[TUHS] If not Linux, then what?

Bakul Shah bakul at bitblocks.com
Wed Aug 28 10:21:34 AEST 2019


On Tue, 27 Aug 2019 16:33:38 -0700 Larry McVoy <lm at mcvoy.com> wrote:
Larry McVoy writes:
> On Tue, Aug 27, 2019 at 04:16:18PM -0700, Bakul Shah wrote:
> > On Tue, 27 Aug 2019 15:40:02 -0700 Larry McVoy <lm at mcvoy.com> wrote:
> > Larry McVoy writes:
> > > and I can tell you that sockets are WAY WAY better.  I get the "it
> > > should have just been file I/O" except that I don't.  I tried to 
> > > write a library that let you open up /net/tcp/$host:$port and do
> > > I/O like it was a file descriptor.  That works for a lot of stuff
> > > but I ran into problems quickly.  A networking connection is not
> > > a file handle.  You can make some stuff work but I couldn't figure
> > > out how to do all of it.   You end up having to do ioctls to handle
> > > the stuff that doesn't fit well into the file system name space.
> > > I think plan 9 did this sort of thing, maybe Rob can prove me wrong
> > > or remember where it didn't match.
> > 
> > Plan9 does a decent enough job.
> > 
> > cpu% ls /net/tcp
> > /net/tcp/0
> > /net/tcp/1
> > /net/tcp/2
> > /net/tcp/clone
> > /net/tcp/stats
> > 
> > cpu% ls /net/tcp/1
> > /net/tcp/1/ctl
> > /net/tcp/1/data
> > /net/tcp/1/err
> > /net/tcp/1/listen
> > /net/tcp/1/local
> > /net/tcp/1/remote
> > /net/tcp/1/status
>
> I dunno.  I can't look at that and know what it means.  So it means I have

Hence the link to Presotto and Winterbottom's paper.

> to toss (by the time this came out) a decade or more worth of knowing how
> to use sockets and learn this new model that may or may not go anywhere.

It's a simper model. It is no big deal. I was intimately
familiar with sockets and the BSD networking stack (worked in
a router startup from the beginning where we rejiggered the
FreeBSD network stack to support N forwarding tables,
additional protocols, interface types etc.  etc.).

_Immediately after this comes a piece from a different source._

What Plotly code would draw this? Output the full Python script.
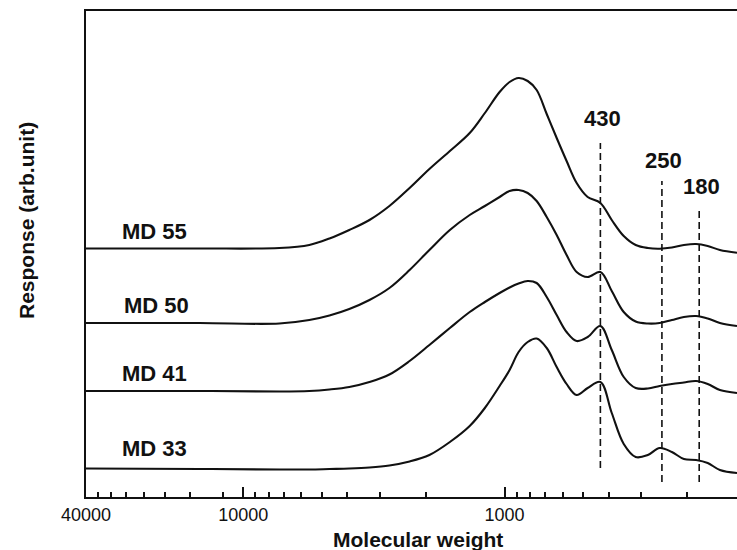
import math
import plotly.graph_objects as go

# Molecular weight grid (x, log scale, reversed)
mw = [40000, 14700, 7280, 5590, 4680, 3930, 3290, 2760, 2310, 1940, 1620, 1360, 1190,
      1045, 957, 884, 816, 754, 690, 632, 579, 530, 481, 430, 389, 350, 315, 283,
      255, 229, 206, 185, 167, 150, 129]

# Responses (arb. units, curves offset vertically)
md55 = [248.5, 248.5, 249, 252, 258.5, 267, 277, 291, 309, 328, 346, 364, 384, 405,
        415, 419, 416, 407, 383, 359, 336, 314, 300, 294, 277, 261, 252, 249, 248.3,
        249.5, 252, 253, 251, 247, 244.3]
md50 = [174, 174, 173.5, 177, 181.5, 188, 197, 209, 227, 247, 267, 282, 291, 300, 306,
        307, 304, 296, 280, 262, 242, 225, 220, 225, 206, 185, 175.5, 173.5, 174, 177,
        180, 181, 178.5, 174, 171]
md41 = [106, 106, 105.5, 106, 107.5, 110, 115, 122.5, 136, 152, 169, 185, 195, 204, 209.5,
        213.5, 216, 214, 200, 182, 165, 156, 160, 171, 147, 120, 109, 108.5, 111, 113,
        114.5, 116, 113, 107, 104]
md33 = [28.5, 28, 27.5, 27.5, 28, 28.5, 29.5, 31.5, 35.5, 42, 55, 71, 89, 111, 127, 145,
        155, 158.5, 149, 130, 113, 102, 109, 115, 84, 53, 40, 42, 49, 45, 38, 37, 34, 27, 24]

series = [("MD 55", md55), ("MD 50", md50), ("MD 41", md41), ("MD 33", md33)]
label_x = [21800, 21500, 21800, 21800]
label_y = [266, 192, 124, 49]

# Marker lines for characteristic molecular weights
peak_mw = [430, 250, 180]
peak_top = [354, 316, 290]
peak_bottom = [29, 15, 15]
peak_label_x = [421, 246, 177]
peak_label_y = [379, 337, 311]

major_ticks = [40000, 10000, 1000]
major_text = ["40000", "10000", "1000"]
minor_ticks = [36000, 32000, 28000, 24000, 20000, 16000, 12000,
               9000, 8000, 7000, 6000, 5000, 4000, 3000, 2000,
               900, 800, 700, 600, 500, 400, 300, 200]

FONT = "Liberation Sans, Arial, Helvetica, sans-serif"
INK = "#111111"

W, H = 737, 550
ML, MR, MT, MB = 86, 0, 11, 53
pw, ph = W - ML - MR, H - MT - MB

fig = go.Figure()
for name, ys in series:
    fig.add_trace(go.Scatter(x=mw, y=ys, mode="lines", name=name,
                             line=dict(color=INK, width=2.1, shape="spline", smoothing=1.0),
                             showlegend=False, hoverinfo="skip"))

for m, top, bot in zip(peak_mw, peak_top, peak_bottom):
    fig.add_trace(go.Scatter(x=[m, m], y=[bot, top], mode="lines",
                             line=dict(color=INK, width=1.6, dash="7px,4px"),
                             showlegend=False, hoverinfo="skip"))

annotations = []
for (name, _), lx, ly in zip(series, label_x, label_y):
    annotations.append(dict(x=math.log10(lx), y=ly, xref="x", yref="y",
                            text="<b>%s</b>" % name, xanchor="center", yanchor="middle",
                            showarrow=False, font=dict(size=22, family=FONT, color=INK)))
for m, lx, ly in zip(peak_mw, peak_label_x, peak_label_y):
    annotations.append(dict(x=math.log10(lx), y=ly, xref="x", yref="y",
                            text="<b>%d</b>" % m, xanchor="center", yanchor="middle",
                            showarrow=False, font=dict(size=22, family=FONT, color=INK)))
# axis titles placed by pixel position, converted to paper coordinates
annotations.append(dict(x=(418 - ML) / pw, y=(H - MB - 539) / ph, xref="paper", yref="paper",
                        text="<b>Molecular weight</b>", xanchor="center", yanchor="middle",
                        showarrow=False, font=dict(size=21, family=FONT, color=INK)))
annotations.append(dict(x=(26 - ML) / pw, y=(H - MB - 221) / ph, xref="paper", yref="paper",
                        text="<b>Response (arb.unit)</b>", textangle=-90,
                        xanchor="center", yanchor="middle",
                        showarrow=False, font=dict(size=21, family=FONT, color=INK)))

fig.update_layout(
    width=W, height=H,
    margin=dict(l=ML, r=MR, t=MT, b=MB, pad=0),
    plot_bgcolor="white", paper_bgcolor="white",
    font=dict(family=FONT, color=INK, size=18),
    annotations=annotations,
    xaxis=dict(type="log", range=[math.log10(40000), math.log10(129)],
               showline=True, linecolor=INK, linewidth=2, mirror=True,
               showgrid=False, zeroline=False,
               tickmode="array", tickvals=major_ticks, ticktext=major_text,
               ticks="inside", ticklen=10, tickwidth=1.5, tickcolor=INK,
               tickfont=dict(size=18, family=FONT, color=INK),
               minor=dict(tickmode="array", tickvals=minor_ticks, ticks="inside",
                          ticklen=5, tickwidth=1.5, tickcolor=INK, showgrid=False)),
    yaxis=dict(range=[0, 486], showline=True, linecolor=INK, linewidth=2,
               showgrid=False, zeroline=False, showticklabels=False, ticks=""),
)

fig.write_html("out.html", config={"displayModeBar": False},
               post_script="document.body.style.margin='0';document.body.style.overflow='hidden';")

> > plan9 would've been a big improvement over *BSD or Linux. But
> > I think a conceptual merge was needed between some sane
> > version of Unix and plan9 so as to not throw out all the dusty
> > decks.
>
> That would have made a huge difference.  The problem with Unix is it
> is largely good enough.  All sorts of warts appeared over the years
> but you can get your job done.  Plan 9 was such a big departure that
> it never gained traction.  Having it conform to Posix or pick the
> most popular Unix (SunOS?  BSD?) and conform to that.  I'm biased but
> even if I wasn't I'd have picked SunOS, virtually all open source back
> in the day compiled out of the tarball on SunOS.  Everyone else had 
> to tinker or run configure or whatever.

I believe not having to be compatible with Unix meant plan9
could evolve unimpeded. But IMHO it was not so far out that a
merge would have been impossible. plan9 had "ape" (ansi/posix
environment) for compiling posix compatible programs but that
didn't go far enough. The result might've been a worse plan9
but a better Unix.

The last version I used SunOS3.5 on a 4MB Sun 3/50. It was
very nice in its day. Once I got a 386 (or was it 486) with
16MB of memory & BSD, the Sun machine saw less and less use.